EXERCISE INPUT >>
^^^^^^^^^^^^^^^^
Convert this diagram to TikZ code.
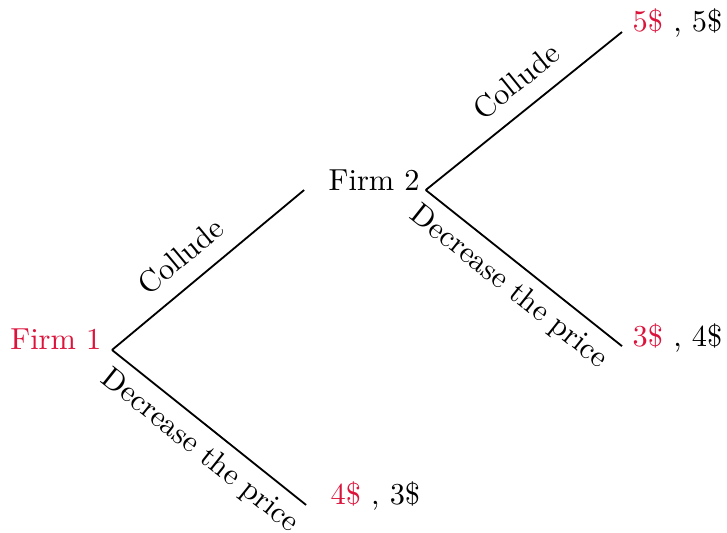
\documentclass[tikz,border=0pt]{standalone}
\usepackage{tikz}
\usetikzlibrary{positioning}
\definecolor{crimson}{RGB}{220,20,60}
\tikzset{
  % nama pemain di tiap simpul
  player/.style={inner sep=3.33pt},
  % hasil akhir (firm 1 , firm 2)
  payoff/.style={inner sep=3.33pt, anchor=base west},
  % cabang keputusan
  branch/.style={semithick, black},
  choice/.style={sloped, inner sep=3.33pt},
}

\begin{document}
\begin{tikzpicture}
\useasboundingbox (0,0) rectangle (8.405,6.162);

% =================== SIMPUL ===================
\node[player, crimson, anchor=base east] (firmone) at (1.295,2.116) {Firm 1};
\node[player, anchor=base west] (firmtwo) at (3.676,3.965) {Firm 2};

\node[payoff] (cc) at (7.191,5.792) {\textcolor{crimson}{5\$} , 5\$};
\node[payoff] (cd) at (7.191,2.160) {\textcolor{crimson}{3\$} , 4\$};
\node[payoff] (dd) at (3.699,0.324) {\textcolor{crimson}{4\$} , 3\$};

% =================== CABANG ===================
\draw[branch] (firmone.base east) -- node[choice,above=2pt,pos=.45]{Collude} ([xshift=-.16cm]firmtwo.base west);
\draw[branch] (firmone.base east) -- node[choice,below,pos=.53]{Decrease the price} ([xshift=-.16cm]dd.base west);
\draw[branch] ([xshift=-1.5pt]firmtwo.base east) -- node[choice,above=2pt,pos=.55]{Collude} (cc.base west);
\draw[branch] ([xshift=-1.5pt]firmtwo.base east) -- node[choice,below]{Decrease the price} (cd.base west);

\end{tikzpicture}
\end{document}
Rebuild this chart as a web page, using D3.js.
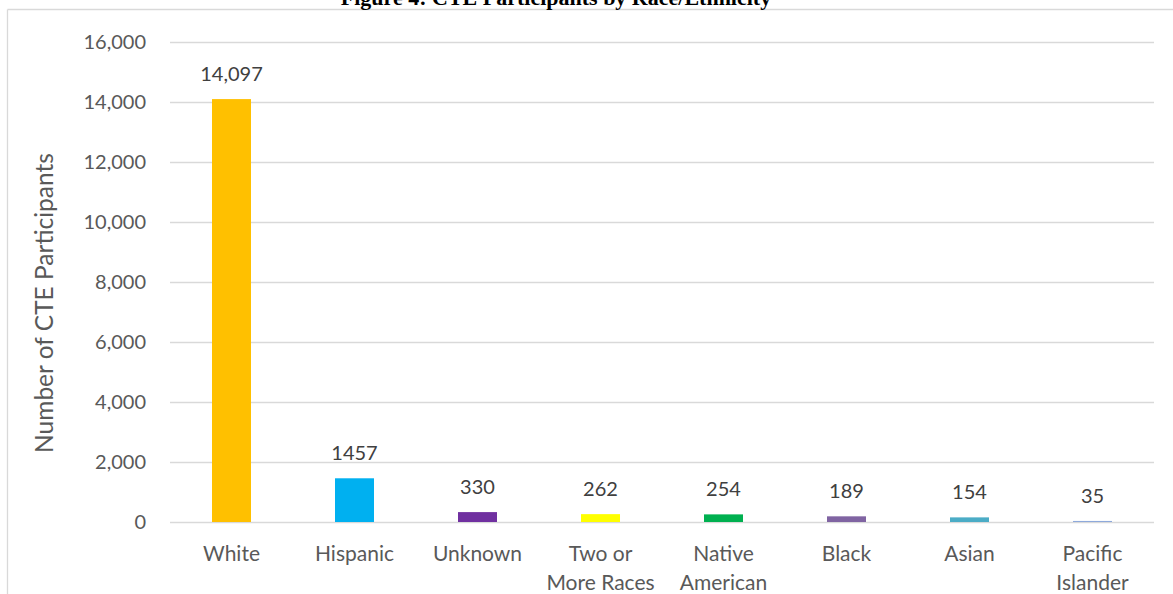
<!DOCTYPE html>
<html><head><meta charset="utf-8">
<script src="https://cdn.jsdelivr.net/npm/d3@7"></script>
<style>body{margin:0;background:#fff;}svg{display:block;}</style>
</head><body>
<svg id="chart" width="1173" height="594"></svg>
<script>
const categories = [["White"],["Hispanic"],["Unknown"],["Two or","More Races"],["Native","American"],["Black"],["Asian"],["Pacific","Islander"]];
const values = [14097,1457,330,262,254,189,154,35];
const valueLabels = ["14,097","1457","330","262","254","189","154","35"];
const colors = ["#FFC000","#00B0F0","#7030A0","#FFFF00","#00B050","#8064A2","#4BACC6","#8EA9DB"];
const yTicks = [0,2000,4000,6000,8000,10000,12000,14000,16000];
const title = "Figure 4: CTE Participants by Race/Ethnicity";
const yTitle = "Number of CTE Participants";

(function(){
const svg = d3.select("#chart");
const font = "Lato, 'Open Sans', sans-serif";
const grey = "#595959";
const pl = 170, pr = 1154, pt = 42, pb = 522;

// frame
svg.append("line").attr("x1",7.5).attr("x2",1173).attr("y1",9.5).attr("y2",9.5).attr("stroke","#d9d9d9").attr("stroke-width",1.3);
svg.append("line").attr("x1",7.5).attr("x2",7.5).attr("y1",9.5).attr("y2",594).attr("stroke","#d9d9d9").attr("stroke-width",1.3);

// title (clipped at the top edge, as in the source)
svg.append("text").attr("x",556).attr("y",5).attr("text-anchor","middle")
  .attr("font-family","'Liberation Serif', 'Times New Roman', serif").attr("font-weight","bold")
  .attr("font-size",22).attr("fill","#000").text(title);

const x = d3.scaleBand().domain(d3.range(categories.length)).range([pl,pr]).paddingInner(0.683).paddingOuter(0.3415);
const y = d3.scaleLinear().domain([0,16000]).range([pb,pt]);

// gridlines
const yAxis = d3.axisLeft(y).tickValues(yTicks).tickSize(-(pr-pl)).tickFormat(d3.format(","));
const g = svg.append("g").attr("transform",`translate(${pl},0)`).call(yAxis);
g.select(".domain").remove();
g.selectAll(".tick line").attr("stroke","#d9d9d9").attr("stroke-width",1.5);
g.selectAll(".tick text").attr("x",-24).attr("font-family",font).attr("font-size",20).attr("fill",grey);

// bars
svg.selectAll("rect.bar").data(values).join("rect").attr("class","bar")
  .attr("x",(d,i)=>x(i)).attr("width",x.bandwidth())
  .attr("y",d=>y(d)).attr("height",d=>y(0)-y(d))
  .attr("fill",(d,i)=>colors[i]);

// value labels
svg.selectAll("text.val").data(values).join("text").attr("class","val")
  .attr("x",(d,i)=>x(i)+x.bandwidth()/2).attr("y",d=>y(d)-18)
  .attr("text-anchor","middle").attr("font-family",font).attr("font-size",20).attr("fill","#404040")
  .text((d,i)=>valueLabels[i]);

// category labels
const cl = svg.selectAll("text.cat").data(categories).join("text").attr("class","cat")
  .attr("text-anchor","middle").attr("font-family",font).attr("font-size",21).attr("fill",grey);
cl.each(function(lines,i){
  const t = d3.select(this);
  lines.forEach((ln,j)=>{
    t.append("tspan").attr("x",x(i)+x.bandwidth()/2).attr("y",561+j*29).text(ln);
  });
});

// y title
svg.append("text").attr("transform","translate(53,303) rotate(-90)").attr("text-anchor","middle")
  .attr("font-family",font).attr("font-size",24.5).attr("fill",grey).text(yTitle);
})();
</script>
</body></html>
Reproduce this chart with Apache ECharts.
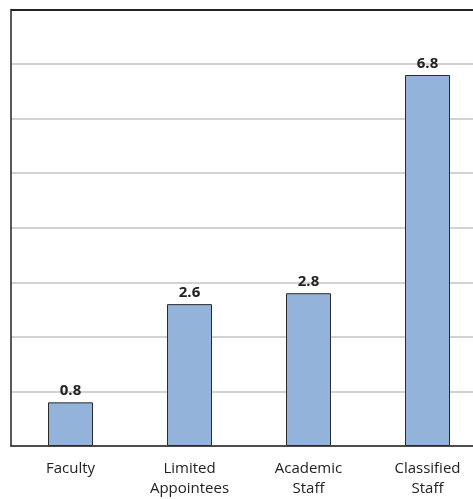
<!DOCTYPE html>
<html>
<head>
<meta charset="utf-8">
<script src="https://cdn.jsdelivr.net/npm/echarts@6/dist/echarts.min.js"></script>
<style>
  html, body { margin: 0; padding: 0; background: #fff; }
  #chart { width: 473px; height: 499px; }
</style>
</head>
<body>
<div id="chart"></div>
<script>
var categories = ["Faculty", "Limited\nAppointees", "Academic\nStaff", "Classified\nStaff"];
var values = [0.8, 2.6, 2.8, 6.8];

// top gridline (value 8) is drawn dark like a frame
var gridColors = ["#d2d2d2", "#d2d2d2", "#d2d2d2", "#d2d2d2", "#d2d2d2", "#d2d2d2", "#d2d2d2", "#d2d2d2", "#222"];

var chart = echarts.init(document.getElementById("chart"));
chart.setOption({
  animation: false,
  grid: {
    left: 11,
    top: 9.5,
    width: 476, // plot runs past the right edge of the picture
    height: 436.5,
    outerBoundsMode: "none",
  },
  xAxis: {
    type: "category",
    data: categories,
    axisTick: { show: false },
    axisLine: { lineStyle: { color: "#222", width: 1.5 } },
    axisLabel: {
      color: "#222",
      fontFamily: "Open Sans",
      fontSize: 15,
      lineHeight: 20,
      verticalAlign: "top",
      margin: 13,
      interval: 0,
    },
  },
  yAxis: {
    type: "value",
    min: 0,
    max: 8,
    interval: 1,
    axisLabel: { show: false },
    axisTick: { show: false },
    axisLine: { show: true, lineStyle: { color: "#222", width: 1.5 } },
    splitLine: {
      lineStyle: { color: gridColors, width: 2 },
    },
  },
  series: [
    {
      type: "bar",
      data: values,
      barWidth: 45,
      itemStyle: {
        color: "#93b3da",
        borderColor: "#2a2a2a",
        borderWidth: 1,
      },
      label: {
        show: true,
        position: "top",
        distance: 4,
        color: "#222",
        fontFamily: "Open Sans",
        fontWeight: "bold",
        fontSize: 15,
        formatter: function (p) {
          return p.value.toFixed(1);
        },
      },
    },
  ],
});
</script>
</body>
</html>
^^^^^^^^^^^^^^^^
GIVEN INSTRUCTION >>
Reproduce each line of the records exactly, and omit every picture.

SOLUTION >>
Convert this diagram to TikZ code.
\documentclass[tikz,border=0pt]{standalone}
\usepackage{tikz}
\usetikzlibrary{positioning}
\definecolor{crimson}{RGB}{220,20,60}
\tikzset{
  % nama pemain di tiap simpul
  player/.style={inner sep=3.33pt},
  % hasil akhir (firm 1 , firm 2)
  payoff/.style={inner sep=3.33pt, anchor=base west},
  % cabang keputusan
  branch/.style={semithick, black},
  choice/.style={sloped, inner sep=3.33pt},
}

\begin{document}
\begin{tikzpicture}
\useasboundingbox (0,0) rectangle (8.405,6.162);

% =================== SIMPUL ===================
\node[player, crimson, anchor=base east] (firmone) at (1.295,2.116) {Firm 1};
\node[player, anchor=base west] (firmtwo) at (3.676,3.965) {Firm 2};

\node[payoff] (cc) at (7.191,5.792) {\textcolor{crimson}{5\$} , 5\$};
\node[payoff] (cd) at (7.191,2.160) {\textcolor{crimson}{3\$} , 4\$};
\node[payoff] (dd) at (3.699,0.324) {\textcolor{crimson}{4\$} , 3\$};

% =================== CABANG ===================
\draw[branch] (firmone.base east) -- node[choice,above=2pt,pos=.45]{Collude} ([xshift=-.16cm]firmtwo.base west);
\draw[branch] (firmone.base east) -- node[choice,below,pos=.53]{Decrease the price} ([xshift=-.16cm]dd.base west);
\draw[branch] ([xshift=-1.5pt]firmtwo.base east) -- node[choice,above=2pt,pos=.55]{Collude} (cc.base west);
\draw[branch] ([xshift=-1.5pt]firmtwo.base east) -- node[choice,below]{Decrease the price} (cd.base west);

\end{tikzpicture}
\end{document}
Rebuild this chart as a web page, using D3.js.
<!DOCTYPE html>
<html><head><meta charset="utf-8">
<script src="https://cdn.jsdelivr.net/npm/d3@7"></script>
<style>body{margin:0;background:#fff;}svg{display:block;}</style>
</head><body>
<svg id="chart" width="1173" height="594"></svg>
<script>
const categories = [["White"],["Hispanic"],["Unknown"],["Two or","More Races"],["Native","American"],["Black"],["Asian"],["Pacific","Islander"]];
const values = [14097,1457,330,262,254,189,154,35];
const valueLabels = ["14,097","1457","330","262","254","189","154","35"];
const colors = ["#FFC000","#00B0F0","#7030A0","#FFFF00","#00B050","#8064A2","#4BACC6","#8EA9DB"];
const yTicks = [0,2000,4000,6000,8000,10000,12000,14000,16000];
const title = "Figure 4: CTE Participants by Race/Ethnicity";
const yTitle = "Number of CTE Participants";

(function(){
const svg = d3.select("#chart");
const font = "Lato, 'Open Sans', sans-serif";
const grey = "#595959";
const pl = 170, pr = 1154, pt = 42, pb = 522;

// frame
svg.append("line").attr("x1",7.5).attr("x2",1173).attr("y1",9.5).attr("y2",9.5).attr("stroke","#d9d9d9").attr("stroke-width",1.3);
svg.append("line").attr("x1",7.5).attr("x2",7.5).attr("y1",9.5).attr("y2",594).attr("stroke","#d9d9d9").attr("stroke-width",1.3);

// title (clipped at the top edge, as in the source)
svg.append("text").attr("x",556).attr("y",5).attr("text-anchor","middle")
  .attr("font-family","'Liberation Serif', 'Times New Roman', serif").attr("font-weight","bold")
  .attr("font-size",22).attr("fill","#000").text(title);

const x = d3.scaleBand().domain(d3.range(categories.length)).range([pl,pr]).paddingInner(0.683).paddingOuter(0.3415);
const y = d3.scaleLinear().domain([0,16000]).range([pb,pt]);

// gridlines
const yAxis = d3.axisLeft(y).tickValues(yTicks).tickSize(-(pr-pl)).tickFormat(d3.format(","));
const g = svg.append("g").attr("transform",`translate(${pl},0)`).call(yAxis);
g.select(".domain").remove();
g.selectAll(".tick line").attr("stroke","#d9d9d9").attr("stroke-width",1.5);
g.selectAll(".tick text").attr("x",-24).attr("font-family",font).attr("font-size",20).attr("fill",grey);

// bars
svg.selectAll("rect.bar").data(values).join("rect").attr("class","bar")
  .attr("x",(d,i)=>x(i)).attr("width",x.bandwidth())
  .attr("y",d=>y(d)).attr("height",d=>y(0)-y(d))
  .attr("fill",(d,i)=>colors[i]);

// value labels
svg.selectAll("text.val").data(values).join("text").attr("class","val")
  .attr("x",(d,i)=>x(i)+x.bandwidth()/2).attr("y",d=>y(d)-18)
  .attr("text-anchor","middle").attr("font-family",font).attr("font-size",20).attr("fill","#404040")
  .text((d,i)=>valueLabels[i]);

// category labels
const cl = svg.selectAll("text.cat").data(categories).join("text").attr("class","cat")
  .attr("text-anchor","middle").attr("font-family",font).attr("font-size",21).attr("fill",grey);
cl.each(function(lines,i){
  const t = d3.select(this);
  lines.forEach((ln,j)=>{
    t.append("tspan").attr("x",x(i)+x.bandwidth()/2).attr("y",561+j*29).text(ln);
  });
});

// y title
svg.append("text").attr("transform","translate(53,303) rotate(-90)").attr("text-anchor","middle")
  .attr("font-family",font).attr("font-size",24.5).attr("fill",grey).text(yTitle);
})();
</script>
</body></html>
Reproduce this chart with Apache ECharts.
<!DOCTYPE html>
<html>
<head>
<meta charset="utf-8">
<script src="https://cdn.jsdelivr.net/npm/echarts@6/dist/echarts.min.js"></script>
<style>
  html, body { margin: 0; padding: 0; background: #fff; }
  #chart { width: 473px; height: 499px; }
</style>
</head>
<body>
<div id="chart"></div>
<script>
var categories = ["Faculty", "Limited\nAppointees", "Academic\nStaff", "Classified\nStaff"];
var values = [0.8, 2.6, 2.8, 6.8];

// top gridline (value 8) is drawn dark like a frame
var gridColors = ["#d2d2d2", "#d2d2d2", "#d2d2d2", "#d2d2d2", "#d2d2d2", "#d2d2d2", "#d2d2d2", "#d2d2d2", "#222"];

var chart = echarts.init(document.getElementById("chart"));
chart.setOption({
  animation: false,
  grid: {
    left: 11,
    top: 9.5,
    width: 476, // plot runs past the right edge of the picture
    height: 436.5,
    outerBoundsMode: "none",
  },
  xAxis: {
    type: "category",
    data: categories,
    axisTick: { show: false },
    axisLine: { lineStyle: { color: "#222", width: 1.5 } },
    axisLabel: {
      color: "#222",
      fontFamily: "Open Sans",
      fontSize: 15,
      lineHeight: 20,
      verticalAlign: "top",
      margin: 13,
      interval: 0,
    },
  },
  yAxis: {
    type: "value",
    min: 0,
    max: 8,
    interval: 1,
    axisLabel: { show: false },
    axisTick: { show: false },
    axisLine: { show: true, lineStyle: { color: "#222", width: 1.5 } },
    splitLine: {
      lineStyle: { color: gridColors, width: 2 },
    },
  },
  series: [
    {
      type: "bar",
      data: values,
      barWidth: 45,
      itemStyle: {
        color: "#93b3da",
        borderColor: "#2a2a2a",
        borderWidth: 1,
      },
      label: {
        show: true,
        position: "top",
        distance: 4,
        color: "#222",
        fontFamily: "Open Sans",
        fontWeight: "bold",
        fontSize: 15,
        formatter: function (p) {
          return p.value.toFixed(1);
        },
      },
    },
  ],
});
</script>
</body>
</html>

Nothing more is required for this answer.